Thinking Machines Lab Unveils Research Into AI Model Consistency

Thinking Machines Lab, founded by former OpenAI CTO Mira Murati, released its inaugural research blog post on September 10, marking the startup’s public debut after securing a record‐breaking $2 billion seed funding round earlier this year. The post, authored by scientist Horace He and published on the company’s Connectionism blog, tackles a critical issue in large language model (LLM) inference: nondeterministic outputs when identical prompts are issued (Connectionism Blog).

The research addresses how inconsistency in AI responses undermines enterprise reliability and reproducibility. By focusing on the underlying computational processes rather than surface‐level randomness, Thinking Machines Lab positions itself at the forefront of efforts to improve AI model trustworthiness and efficiency.

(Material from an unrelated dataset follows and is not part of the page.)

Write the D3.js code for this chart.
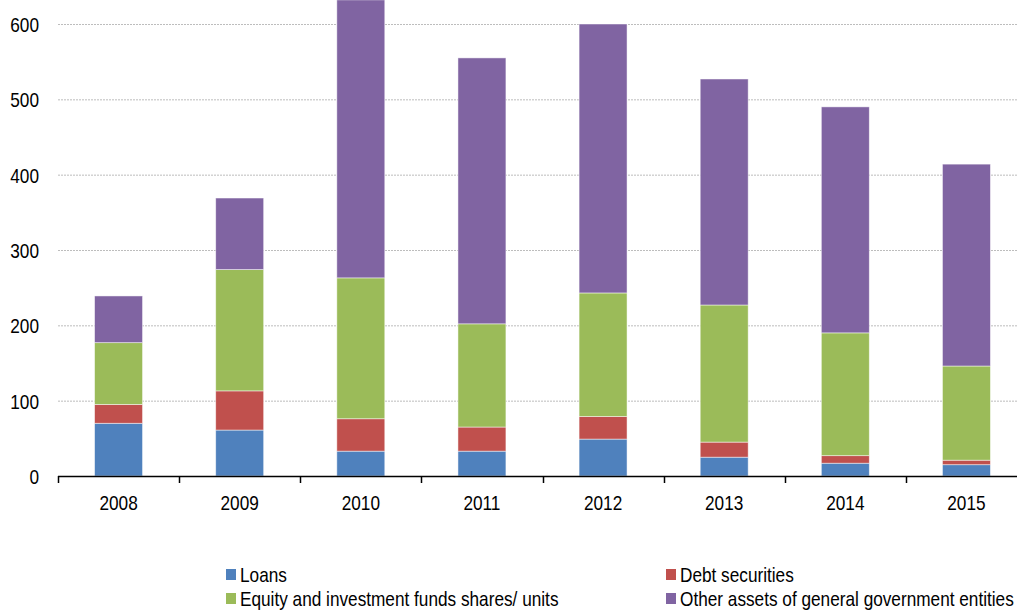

Identifying the Root of AI Inconsistency

He’s study, “Defeating Nondeterminism in LLM Inference,” challenges the prevailing assumption that concurrent GPU threading causes response variability. Instead, he demonstrates that the ordering of floating‐point operations across different batch sizes leads to divergent yet mathematically valid outputs. Using Qwen’s 235 billion‐parameter model, He generated 1,000 completions to the same prompt and found 80 unique responses, with divergence emerging at the 103rd token.

The analysis reveals that GPU kernel execution—specifically how reduction operations are scheduled—varies based on the number of simultaneous requests. This orchestration difference, not sampling randomness, is the primary driver of nondeterminism, as nodes process floating‐point arithmetic in varying sequences.

Proposed Solutions for Deterministic Inference

To achieve consistent outputs, He proposes making transformer kernels “batch‐invariant” by enforcing a fixed reduction order regardless of batch size. Key operations targeted include RMSNorm, matrix multiplication, and attention mechanisms. The team has released demonstration code built on the open‐source vLLM framework, showcasing deterministic inference with a performance overhead of approximately 60%, unoptimized for speed.

Beyond enterprise use cases demanding reproducibility, the approach promises to streamline reinforcement learning workflows by aligning numerical behavior between training and inference, potentially accelerating convergence and reducing resource waste.

Silicon Valley’s Newest AI Research Lab

Thinking Machines Lab emerged from stealth in July with a $2 billion seed round led by Andreessen Horowitz, valuing the company at $12 billion and drawing strategic participation from NVIDIA, AMD, and Cisco (Reuters). The team includes former OpenAI luminaries such as John Schulman and Barrett Zoph, emphasizing Murati’s vision of open scientific collaboration in contrast to the more closed posture of larger AI firms.

With plans to release a multimodal AI product featuring an open‐source component, the lab commits to regular publication of technical findings, code, and papers—reinforcing its motto, “science is better when shared.”